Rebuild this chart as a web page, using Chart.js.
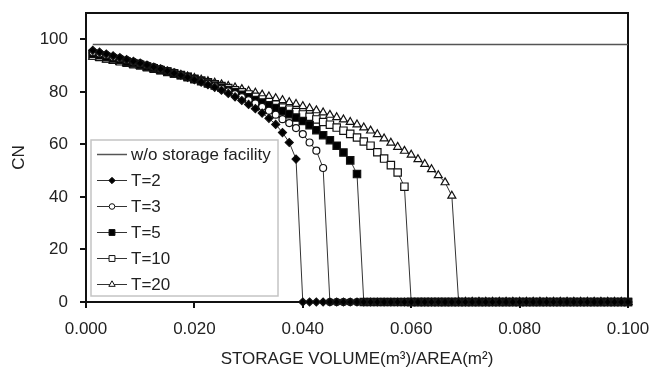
<!DOCTYPE html>
<html>
<head>
<meta charset="utf-8">
<script src="https://cdn.jsdelivr.net/npm/chart.js@4"></script>
<style>
html, body { margin: 0; padding: 0; background: #fff; }
#wrap { width: 649px; height: 367px; }
</style>
</head>
<body>
<div id="wrap"><canvas id="cnChart" width="649" height="367"></canvas></div>
<script>
// storage volume / area (m3/m2), one value per computed point
var volume = [
    0.00125, 0.0025, 0.00375, 0.005, 0.00625, 0.0075, 0.00875, 0.01, 0.01125, 0.0125,
    0.01375, 0.015, 0.01625, 0.0175, 0.01875, 0.02, 0.02125, 0.0225, 0.02375, 0.025,
    0.02625, 0.0275, 0.02875, 0.03, 0.03125, 0.0325, 0.03375, 0.035, 0.03625, 0.0375,
    0.03875, 0.04, 0.04125, 0.0425, 0.04375, 0.045, 0.04625, 0.0475, 0.04875, 0.05,
    0.05125, 0.0525, 0.05375, 0.055, 0.05625, 0.0575, 0.05875, 0.06, 0.06125, 0.0625,
    0.06375, 0.065, 0.06625, 0.0675, 0.06875, 0.07, 0.07125, 0.0725, 0.07375, 0.075,
    0.07625, 0.0775, 0.07875, 0.08, 0.08125, 0.0825, 0.08375, 0.085, 0.08625, 0.0875,
    0.08875, 0.09, 0.09125, 0.0925, 0.09375, 0.095, 0.09625, 0.0975, 0.09875, 0.1
];

var noStorageVolume = [0.00125, 0.1];
var cnNoStorage = [98, 98];

var cnT2 = [
    95.8, 95.1, 94.4, 93.7, 93.0, 92.3, 91.6, 90.9, 90.2, 89.4,
    88.7, 87.9, 87.1, 86.3, 85.5, 84.6, 83.7, 82.7, 81.7, 80.6,
    79.4, 78.1, 76.7, 75.2, 73.6, 71.9, 69.9, 67.6, 64.5, 60.7,
    54.4, 0, 0, 0, 0, 0, 0, 0, 0, 0,
    0, 0, 0, 0, 0, 0, 0, 0, 0, 0,
    0, 0, 0, 0, 0, 0, 0, 0, 0, 0,
    0, 0, 0, 0, 0, 0, 0, 0, 0, 0,
    0, 0, 0, 0, 0, 0, 0, 0, 0, 0
];
var cnT3 = [
    95.2, 94.6, 94.0, 93.3, 92.7, 92.1, 91.4, 90.8, 90.1, 89.4,
    88.7, 88.0, 87.3, 86.5, 85.7, 84.8, 84.0, 83.1, 82.2, 81.2,
    80.2, 79.1, 78.0, 76.8, 75.6, 74.3, 72.8, 71.3, 69.6, 68.1,
    66.2, 63.9, 60.7, 57.6, 51.0, 0, 0, 0, 0, 0,
    0, 0, 0, 0, 0, 0, 0, 0, 0, 0,
    0, 0, 0, 0, 0, 0, 0, 0, 0, 0,
    0, 0, 0, 0, 0, 0, 0, 0, 0, 0,
    0, 0, 0, 0, 0, 0, 0, 0, 0, 0
];
var cnT5 = [
    94.5, 93.9, 93.3, 92.7, 92.1, 91.5, 90.9, 90.3, 89.6, 89.0,
    88.3, 87.7, 87.0, 86.3, 85.6, 84.8, 84.0, 83.2, 82.4, 81.6,
    80.7, 79.8, 78.9, 77.9, 76.9, 75.9, 74.9, 73.8, 72.7, 71.5,
    70.2, 68.9, 67.3, 65.4, 63.5, 61.6, 59.5, 56.9, 53.9, 48.7,
    0, 0, 0, 0, 0, 0, 0, 0, 0, 0,
    0, 0, 0, 0, 0, 0, 0, 0, 0, 0,
    0, 0, 0, 0, 0, 0, 0, 0, 0, 0,
    0, 0, 0, 0, 0, 0, 0, 0, 0, 0
];
var cnT10 = [
    93.8, 93.3, 92.7, 92.2, 91.6, 91.1, 90.5, 90.0, 89.4, 88.8,
    88.2, 87.6, 87.0, 86.4, 85.7, 85.0, 84.3, 83.6, 82.9, 82.2,
    81.4, 80.6, 79.8, 79.0, 78.1, 77.1, 76.1, 75.1, 74.0, 73.2,
    72.3, 71.4, 70.5, 69.5, 68.5, 67.5, 66.4, 65.2, 64.0, 62.6,
    61.1, 59.5, 57.0, 54.6, 52.1, 49.3, 43.9, 0, 0, 0,
    0, 0, 0, 0, 0, 0, 0, 0, 0, 0,
    0, 0, 0, 0, 0, 0, 0, 0, 0, 0,
    0, 0, 0, 0, 0, 0, 0, 0, 0, 0
];
var cnT20 = [
    93.3, 92.8, 92.3, 91.8, 91.3, 90.8, 90.3, 89.8, 89.2, 88.7,
    88.1, 87.6, 87.0, 86.4, 85.8, 85.2, 84.6, 84.0, 83.4, 82.8,
    82.2, 81.6, 81.0, 80.3, 79.6, 78.9, 78.2, 77.5, 76.8, 76.0,
    75.3, 74.5, 73.7, 72.9, 72.1, 71.2, 70.3, 69.4, 68.5, 67.5,
    66.4, 65.2, 63.8, 62.2, 60.6, 59.0, 57.5, 56.0, 54.3, 52.5,
    50.5, 48.2, 45.5, 40.4, 0, 0, 0, 0, 0, 0,
    0, 0, 0, 0, 0, 0, 0, 0, 0, 0,
    0, 0, 0, 0, 0, 0, 0, 0, 0, 0
];

var seriesLabels = ['w/o storage facility', 'T=2', 'T=3', 'T=5', 'T=10', 'T=20'];
var xTitle = 'STORAGE VOLUME(m\u00b3)/AREA(m\u00b2)';
var yTitle = 'CN';

function toPoints(xs, ys) {
    'use strict';
    return xs.map(function (x, i) { return {x: x, y: ys[i]}; });
}

function markerSet(label, values, style, radius, fill) {
    'use strict';
    return {
        label: label,
        data: toPoints(volume, values),
        showLine: true,
        clip: false,
        borderColor: '#333',
        borderWidth: 1,
        pointStyle: style,
        pointRadius: radius,
        pointBackgroundColor: fill,
        pointBorderColor: '#111',
        pointBorderWidth: 1.2
    };
}

// legend drawn as a box inside the lower left of the plot
var boxLegend = {
    id: 'boxLegend',
    afterDatasetsDraw: function (chart) {
        'use strict';
        var ctx = chart.ctx;
        var area = chart.chartArea;
        var left = area.left + 5, top = area.top + 127;
        var w = 187, h = 156;
        ctx.save();
        ctx.fillStyle = '#fff';
        ctx.fillRect(left, top, w, h);
        ctx.strokeStyle = '#c4c4c4';
        ctx.lineWidth = 1.5;
        ctx.strokeRect(left, top, w, h);
        ctx.font = '17px Arial, "Liberation Sans", sans-serif';
        ctx.textBaseline = 'middle';
        chart.data.datasets.forEach(function (ds, i) {
            var y = top + 14.5 + i * 26;
            ctx.strokeStyle = ds.borderColor;
            ctx.lineWidth = ds.borderWidth;
            ctx.beginPath();
            ctx.moveTo(left + 6, y);
            ctx.lineTo(left + 36, y);
            ctx.stroke();
            if (ds.pointRadius > 0) {
                ctx.fillStyle = ds.pointBackgroundColor;
                ctx.strokeStyle = ds.pointBorderColor;
                ctx.lineWidth = 1;
                Chart.helpers.drawPoint(ctx, {
                    pointStyle: ds.pointStyle,
                    radius: ds.pointRadius * 0.8,
                    borderWidth: 1,
                    rotation: 0
                }, left + 21, y);
            }
            ctx.fillStyle = '#222';
            ctx.fillText(ds.label, left + 40, y + 1);
        });
        ctx.restore();
    }
};

var frameBox = {
    id: 'frameBox',
    beforeDatasetsDraw: function (chart) {
        'use strict';
        var a = chart.chartArea;
        var ctx = chart.ctx;
        ctx.save();
        ctx.strokeStyle = '#111';
        ctx.lineWidth = 2;
        ctx.strokeRect(a.left, a.top, a.right - a.left, a.bottom - a.top);
        ctx.restore();
    }
};

Chart.defaults.font.family = 'Arial, "Liberation Sans", sans-serif';
Chart.defaults.color = '#222';

var ctx = document.getElementById('cnChart');

var cnChart = new Chart(ctx, {
    type: 'scatter',
    data: {
        datasets: [
            {
                label: seriesLabels[0],
                data: toPoints(noStorageVolume, cnNoStorage),
                showLine: true,
                borderColor: '#555',
                borderWidth: 1.5,
                pointRadius: 0
            },
            markerSet(seriesLabels[1], cnT2, 'rectRot', 4, '#000'),
            markerSet(seriesLabels[2], cnT3, 'circle', 3.5, '#fff'),
            markerSet(seriesLabels[3], cnT5, 'rect', 5.2, '#000'),
            markerSet(seriesLabels[4], cnT10, 'rect', 5.2, '#fff'),
            markerSet(seriesLabels[5], cnT20, 'triangle', 4.6, '#fff')
        ]
    },
    options: {
        responsive: false,
        animation: false,
        layout: {padding: {top: 13, right: 21, left: 0, bottom: 0}},
        plugins: {
            legend: {display: false},
            tooltip: {enabled: false}
        },
        scales: {
            x: {
                type: 'linear',
                min: 0,
                max: 0.1,
                ticks: {
                    stepSize: 0.02,
                    font: {size: 17},
                    padding: 11,
                    maxRotation: 0,
                    callback: function (v) { return v.toFixed(3); }
                },
                grid: {drawOnChartArea: false, tickLength: 6, color: '#111', lineWidth: 2},
                border: {color: '#111', width: 2},
                title: {display: true, text: xTitle, font: {size: 17}, padding: {top: 0, bottom: -3}},
                afterFit: function (scale) {
                    scale.height = 65;
                    scale.paddingLeft = 0;
                    scale.paddingRight = 0;
                }
            },
            y: {
                min: 0,
                max: 110,
                ticks: {stepSize: 20, font: {size: 17}, padding: 12},
                afterBuildTicks: function (scale) {
                    scale.ticks = scale.ticks.filter(function (t) { return t.value <= 100; });
                },
                grid: {drawOnChartArea: false, tickLength: 6, color: '#111', lineWidth: 2},
                border: {color: '#111', width: 2},
                title: {display: true, text: yTitle, font: {size: 17}, padding: {top: 9, bottom: 0}},
                afterFit: function (scale) {
                    scale.width = 86;
                    scale.paddingTop = 0;
                    scale.paddingBottom = 0;
                }
            }
        }
    },
    plugins: [boxLegend, frameBox]
});
</script>
</body>
</html>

┄┄┄┄┄┄┄┄┄┄

Repeat only what lies between the start of the data and the end of the line containing "var cnNoStorage = [98, 98];", exactly, with pictures left out.

Rebuild this chart as a web page, using Chart.js.
<!DOCTYPE html>
<html>
<head>
<meta charset="utf-8">
<script src="https://cdn.jsdelivr.net/npm/chart.js@4"></script>
<style>
html, body { margin: 0; padding: 0; background: #fff; }
#wrap { width: 649px; height: 367px; }
</style>
</head>
<body>
<div id="wrap"><canvas id="cnChart" width="649" height="367"></canvas></div>
<script>
// storage volume / area (m3/m2), one value per computed point
var volume = [
    0.00125, 0.0025, 0.00375, 0.005, 0.00625, 0.0075, 0.00875, 0.01, 0.01125, 0.0125,
    0.01375, 0.015, 0.01625, 0.0175, 0.01875, 0.02, 0.02125, 0.0225, 0.02375, 0.025,
    0.02625, 0.0275, 0.02875, 0.03, 0.03125, 0.0325, 0.03375, 0.035, 0.03625, 0.0375,
    0.03875, 0.04, 0.04125, 0.0425, 0.04375, 0.045, 0.04625, 0.0475, 0.04875, 0.05,
    0.05125, 0.0525, 0.05375, 0.055, 0.05625, 0.0575, 0.05875, 0.06, 0.06125, 0.0625,
    0.06375, 0.065, 0.06625, 0.0675, 0.06875, 0.07, 0.07125, 0.0725, 0.07375, 0.075,
    0.07625, 0.0775, 0.07875, 0.08, 0.08125, 0.0825, 0.08375, 0.085, 0.08625, 0.0875,
    0.08875, 0.09, 0.09125, 0.0925, 0.09375, 0.095, 0.09625, 0.0975, 0.09875, 0.1
];

var noStorageVolume = [0.00125, 0.1];
var cnNoStorage = [98, 98];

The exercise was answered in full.